Border subrank of higher order tensors and algebras

TL;DR

This paper determines the border subrank of various higher order algebraic tensors, extending prior work on asymptotic subrank for order-three tensors to exact border subrank and higher orders.

Contribution

It provides exact border subrank bounds for multiple algebraic tensor families and explores degeneration propagation and effectiveness of upper bound methods.

Findings

Border subrank bounds for k-fold matrix multiplication tensors.

Border subrank of tensors of truncated polynomial, null, and apolar algebras.

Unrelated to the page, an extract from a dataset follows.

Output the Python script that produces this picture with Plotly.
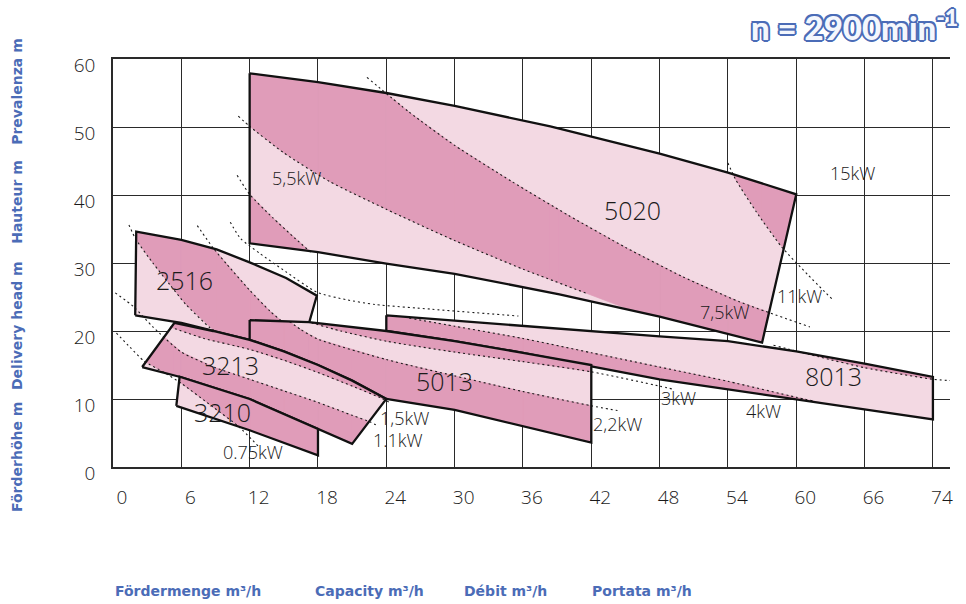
import numpy as np
import plotly.graph_objects as go

DARK = "#e09cb9"
LIGHT = "#f3d9e3"
INK = "#1a1a1a"
BLUE = "#4b6cb7"

# ---------------- axes ----------------
x_tick_vals = [0, 6, 12, 18, 24, 30, 36, 42, 48, 54, 60, 66, 72]
x_tick_text = ["0", "6", "12", "18", "24", "30", "36", "42", "48", "54", "60", "66", "74"]
y_tick_vals = [0, 10, 20, 30, 40, 50, 60]

# ---------------- pump envelopes (Q m3/h, H m): top chain / bottom chain ----------------
p5020_top = [(12, 57.9), (18, 56.6), (24, 55.0), (30, 53.1), (38.4, 50.1), (48, 46.1), (54, 43.3), (60, 40.1)]
p5020_bot = [(12, 32.9), (18, 31.6), (24, 29.9), (30, 28.4), (39.2, 25.4), (48, 22.1), (57, 18.3), (60, 40.1)]

p2516_top = [(1.95, 22.3), (2.04, 34.6), (6, 33.4), (9.1, 32.0), (12, 30.1), (15.2, 27.8), (17.9, 25.2)]
p2516_bot = [(1.95, 22.3), (6, 21.2), (8.8, 20.0), (12, 18.7), (16.4, 16.4), (17.24, 21.3), (17.9, 25.2)]

p8013_top = [(24, 22.3), (30, 21.5), (36, 20.7), (42, 19.9), (48, 19.2), (54, 18.5), (60, 17.0), (66, 15.2), (72, 13.25)]
p8013_bot = [(24, 20.0), (30, 18.5), (36, 16.8), (42, 14.8), (48, 12.9), (54, 11.4), (60, 10.0), (66, 8.5), (72, 7.0)]

p5013_top = [(12, 21.6), (17.2, 21.3), (24, 20.0), (30, 18.5), (36, 16.8), (42, 15.0)]
p5013_bot = [(12, 18.7), (15, 17.0), (18, 15.0), (21, 12.7), (24, 10.0), (30, 8.4), (36, 6.0), (42, 3.6)]

p3213_top = [(2.56, 14.7), (5.4, 21.2), (8.8, 20.0), (12, 18.7), (15, 17.0), (18, 15.0), (21, 12.7), (24, 10.0)]
p3213_bot = [(2.56, 14.7), (6, 13.2), (12, 10.0), (18, 5.6), (21, 3.4), (24, 10.0)]

p3210_top = [(5.56, 9.0), (5.85, 13.27), (12, 10.0), (18, 5.6)]
p3210_bot = [(5.56, 9.0), (12, 5.4), (18, 1.7)]

# ---------------- power curves (dotted) ----------------
kw5020_a = [(22.3, 57.3), (26, 52.2), (30, 47.3), (35, 42.0), (40, 37.0), (45, 32.3), (50, 28.0), (55, 24.3), (61.2, 20.6)]
kw5020_b = [(11, 51.6), (12, 50.1), (15, 46.2), (19, 42.0), (24, 37.9), (30, 33.3), (36, 29.1), (41.5, 25.6)]
kw5020_c = [(10.9, 42.9), (12, 40.1), (14, 36.7), (16, 33.6), (17.5, 31.4)]
kw5020_d = [(54, 44.7), (54.7, 42.2), (56.5, 37.5), (58.7, 32.4), (61, 28.3), (63.2, 24.6)]

kw2516_a = [(1.4, 35.6), (2.0, 33.5), (3.5, 30.0), (5.0, 26.8), (6.4, 23.9), (8.5, 20.5), (9.4, 19.5)]
kw2516_b = [(7.4, 35.5), (8.8, 32.2), (10, 29.8), (12, 26.0), (13.8, 22.9), (15.5, 20.5), (17, 18.5)]
kw2516_c = [(10.3, 36.0), (11.2, 33.6), (12.9, 31.4), (15.2, 28.7), (17.9, 25.7), (20.5, 24.6), (23, 23.9), (28, 23.2), (35.6, 22.2)]

kw3213_15 = [(5.0, 20.6), (8, 18.9), (12, 17.3), (15, 15.7), (18, 13.9), (21, 11.9), (23.6, 10.1), (24.4, 9.4)]
kw3213_11 = [(0.2, 25.6), (1.8, 23.6), (3.5, 20.6), (6, 16.9), (9, 14.6), (12, 12.9), (15, 11.2), (18, 9.5), (21, 7.6), (22.6, 6.6), (23.3, 6.0)]
kw3210_075 = [(0.3, 19.7), (1.5, 17.6), (2.7, 15.6), (4.5, 13.9), (6, 12.3), (8.8, 8.8), (11, 6.0), (12.8, 3.0)]

kw5013_22 = [(15.5, 21.4), (16.5, 20.2), (18, 18.8), (24, 15.8), (30, 13.4), (36, 11.1), (42, 9.0), (44.3, 8.3)]
kw5013_30 = [(17, 21.4), (20, 20.0), (24, 18.5), (30, 16.9), (36, 15.5), (42, 14.0), (48, 11.9), (49.3, 11.4)]

kw8013_40 = [(26, 21.9), (30, 20.7), (36, 18.9), (42, 16.8), (48, 14.7), (54, 12.6), (60, 10.25), (61.5, 9.7)]
kw8013_55 = [(58, 17.9), (62, 16.2), (66, 14.6), (72, 12.9), (73.6, 12.7)]

# ---------------- labels ----------------
pump_names = ["5020", "2516", "3213", "3210", "5013", "8013"]
pump_label_q = [45.6, 6.3, 10.3, 9.6, 29.1, 63.3]
pump_label_h = [37.8, 27.5, 15.0, 8.1, 12.6, 13.4]

kw_names = ["5,5kW", "7,5kW", "11kW", "15kW", "0.75kW", "1.1kW", "1,5kW", "2,2kW", "3kW", "4kW"]
kw_label_q = [16.1, 53.7, 60.3, 64.9, 12.3, 25.0, 25.6, 44.3, 49.7, 57.1]
kw_label_h = [42.5, 22.8, 25.1, 43.2, 2.2, 4.0, 7.2, 6.3, 10.1, 8.2]


# ---------------- geometry helpers ----------------
def extend(curve, length=40.0):
    p = np.array(curve, dtype=float)
    d0 = p[0] - p[1]
    d0 /= np.linalg.norm(d0)
    d1 = p[-1] - p[-2]
    d1 /= np.linalg.norm(d1)
    return [tuple(p[0] + d0 * length)] + [tuple(q) for q in p] + [tuple(p[-1] + d1 * length)]


def band_between(upper, lower):
    u = extend(upper)
    w = extend(lower)
    return u + w[::-1]


def band_side(curve, offset):
    c = extend(curve)
    o = [(x + offset[0], y + offset[1]) for x, y in c]
    return c + o[::-1]


def strips(top, bot):
    tx, ty = zip(*top)
    bx, by = zip(*bot)
    xs = sorted(set(tx) | set(bx))
    out = []
    for xa, xb in zip(xs[:-1], xs[1:]):
        ta, tb = np.interp(xa, tx, ty), np.interp(xb, tx, ty)
        ba, bb = np.interp(xa, bx, by), np.interp(xb, bx, by)
        out.append([(xa, ba), (xb, bb), (xb, tb), (xa, ta)])
    return out


def clip(subject, clipper):
    out = list(subject)
    n = len(clipper)
    for i in range(n):
        a = clipper[i]
        b = clipper[(i + 1) % n]
        if abs(a[0] - b[0]) < 1e-12 and abs(a[1] - b[1]) < 1e-12:
            continue
        inp = out
        out = []
        if not inp:
            break

        def side(p):
            return (b[0] - a[0]) * (p[1] - a[1]) - (b[1] - a[1]) * (p[0] - a[0])

        def inter(p, q):
            sp, sq = side(p), side(q)
            t = sp / (sp - sq)
            return (p[0] + t * (q[0] - p[0]), p[1] + t * (q[1] - p[1]))

        s = inp[-1]
        for e in inp:
            if side(e) >= 0:
                if side(s) < 0:
                    out.append(inter(s, e))
                out.append(e)
            elif side(s) >= 0:
                out.append(inter(s, e))
            s = e
    return out


fig = go.Figure()


def add_pump(top, bot, dark_bands, curves):
    outline = list(top) + list(bot[::-1])
    fig.add_trace(go.Scatter(x=[p[0] for p in outline], y=[p[1] for p in outline], mode="lines",
                             fill="toself", fillcolor=LIGHT, line=dict(width=0, color=LIGHT),
                             hoverinfo="skip", showlegend=False))
    st = strips(top, bot)
    for band in dark_bands:
        xs, ys = [], []
        for s in st:
            piece = clip(band, s)
            if len(piece) >= 3:
                xs += [p[0] for p in piece] + [piece[0][0], None]
                ys += [p[1] for p in piece] + [piece[0][1], None]
        if xs:
            fig.add_trace(go.Scatter(x=xs, y=ys, mode="lines", fill="toself", fillcolor=DARK,
                                     line=dict(width=0.7, color=DARK), hoverinfo="skip",
                                     showlegend=False))
    for c in curves:
        fig.add_trace(go.Scatter(x=[p[0] for p in c], y=[p[1] for p in c], mode="lines",
                                 line=dict(color=INK, width=1.1, dash="2px,3px", shape="spline",
                                           smoothing=0.6),
                                 hoverinfo="skip", showlegend=False))
    fig.add_trace(go.Scatter(x=[p[0] for p in outline] + [outline[0][0]],
                             y=[p[1] for p in outline] + [outline[0][1]], mode="lines",
                             line=dict(color="#111", width=2.3), hoverinfo="skip", showlegend=False))


add_pump(p5020_top, p5020_bot,
         [band_between(kw5020_a, kw5020_b), band_side(kw5020_c, (-60, -60)), band_side(kw5020_d, (60, 0))],
         [kw5020_a, kw5020_b, kw5020_c, kw5020_d])
add_pump(p2516_top, p2516_bot,
         [band_between(kw2516_a, kw2516_b)],
         [kw2516_a, kw2516_b, kw2516_c])
add_pump(p8013_top, p8013_bot,
         [band_side(kw8013_40, (0, -60)), band_side(kw8013_55, (0, 60))],
         [kw8013_40, kw8013_55])
add_pump(p5013_top, p5013_bot,
         [band_side(kw5013_22, (0, -60)), band_side(kw5013_30, (0, 60))],
         [kw5013_22, kw5013_30])
add_pump(p3213_top, p3213_bot,
         [band_side(kw3213_15, (0, 60)), band_between(kw3213_11, kw3210_075)],
         [kw3213_15, kw3213_11])
add_pump(p3210_top, p3210_bot,
         [band_side(kw3210_075, (60, 50))],
         [kw3210_075])

annotations = []
for name, q, h in zip(pump_names, pump_label_q, pump_label_h):
    annotations.append(dict(x=q, y=h, xref="x", yref="y", text=name, showarrow=False,
                            font=dict(family="Open Sans", size=25, color=INK, weight=300)))
for name, q, h in zip(kw_names, kw_label_q, kw_label_h):
    annotations.append(dict(x=q, y=h, xref="x", yref="y", text=name, showarrow=False,
                            font=dict(family="Open Sans", size=18, color=INK, weight=300)))

# axis titles
y_titles = ["Förderhöhe m", "Delivery head m", "Hauteur m", "Prevalenza m"]
y_title_pos = [0.0245, 0.348, 0.65, 0.922]
for t, p in zip(y_titles, y_title_pos):
    annotations.append(dict(x=-0.1147, y=p, xref="paper", yref="paper", text=t, showarrow=False,
                            textangle=-90, xanchor="center", yanchor="middle",
                            font=dict(family="DejaVu Sans", size=14, color=BLUE, weight="bold")))
x_titles = ["Fördermenge m³/h", "Capacity m³/h", "Débit m³/h", "Portata m³/h"]
x_title_pos = [0.0902, 0.306, 0.469, 0.632]
for t, p in zip(x_titles, x_title_pos):
    annotations.append(dict(x=p, y=-0.304, xref="paper", yref="paper", text=t, showarrow=False,
                            xanchor="center", yanchor="middle",
                            font=dict(family="DejaVu Sans", size=14, color=BLUE, weight="bold")))

outline_shadow = ", ".join(f"{dx}px {dy}px 0 {BLUE}" for dx, dy in
                           [(-2, 0), (2, 0), (0, -2), (0, 2), (-1.5, -1.5), (1.5, -1.5), (-1.5, 1.5), (1.5, 1.5)])
annotations.append(dict(x=1.012, y=1.083, xref="paper", yref="paper", text="n = 2900min<sup>-1</sup>",
                        showarrow=False, xanchor="right", yanchor="middle",
                        font=dict(family="Lato", size=33, color="#f4f7fd", weight=900, shadow=outline_shadow)))

fig.update_layout(
    width=966, height=604,
    margin=dict(l=113, r=16, t=59, b=137),
    paper_bgcolor="white", plot_bgcolor="white",
    showlegend=False,
    annotations=annotations,
    xaxis=dict(range=[0, 73.5], tickvals=x_tick_vals, ticktext=x_tick_text, showgrid=True,
               gridcolor="#2a2a2a", gridwidth=1.2, zeroline=False, showline=True, mirror=True,
               linecolor="#2a2a2a", linewidth=1.6, ticks="", ticklabelstandoff=12, ticklabelshift=9,
               tickfont=dict(family="Open Sans", size=19, color=INK, weight=300), layer="below traces"),
    yaxis=dict(range=[0, 60], tickvals=y_tick_vals, showgrid=True, gridcolor="#2a2a2a", gridwidth=1.2,
               zeroline=False, showline=True, linecolor="#2a2a2a", linewidth=1.6, ticks="",
               ticklabelstandoff=12, ticklabelshift=6,
               tickfont=dict(family="Open Sans", size=19, color=INK, weight=300), layer="below traces"),
)

fig.write_html("out.html", config={"displayModeBar": False},
               post_script="document.body.style.margin='0';document.body.style.padding='0';")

Propagation of algebra tensor degeneration from higher to lower order.

Abstract

We determine the border subrank of higher order structure tensors of several families of algebras, and in particular obtain the following results. (1) We determine tight bounds on the border subrank of $k$-fold matrix multiplication and $k$-fold upper triangular matrix multiplication for all $k$. (2) We determine the border subrank of the higher order structure tensors of truncated polynomial algebras, null algebras, and apolar algebras of a quadric. (3) We determine the border subrank of the higher order structure tensors of the Lie algebra $\mathfrak{sl}_2$ for all orders. (4) We prove that degeneration of structure tensors of algebras propagates from higher to lower order. Along the way, we investigate which upper bound methods (geometric rank, $G$-stable rank, socle degree) are effective in which settings, and how they relate. Our work extends the results of Strassen (J.~Reine Angew.~Math., 1987, 1991), who determined the asymptotic subrank of these algebras for tensors of order three, in two directions: we determine the border subrank itself rather than its asymptotic version, and we consider higher order structure tensors.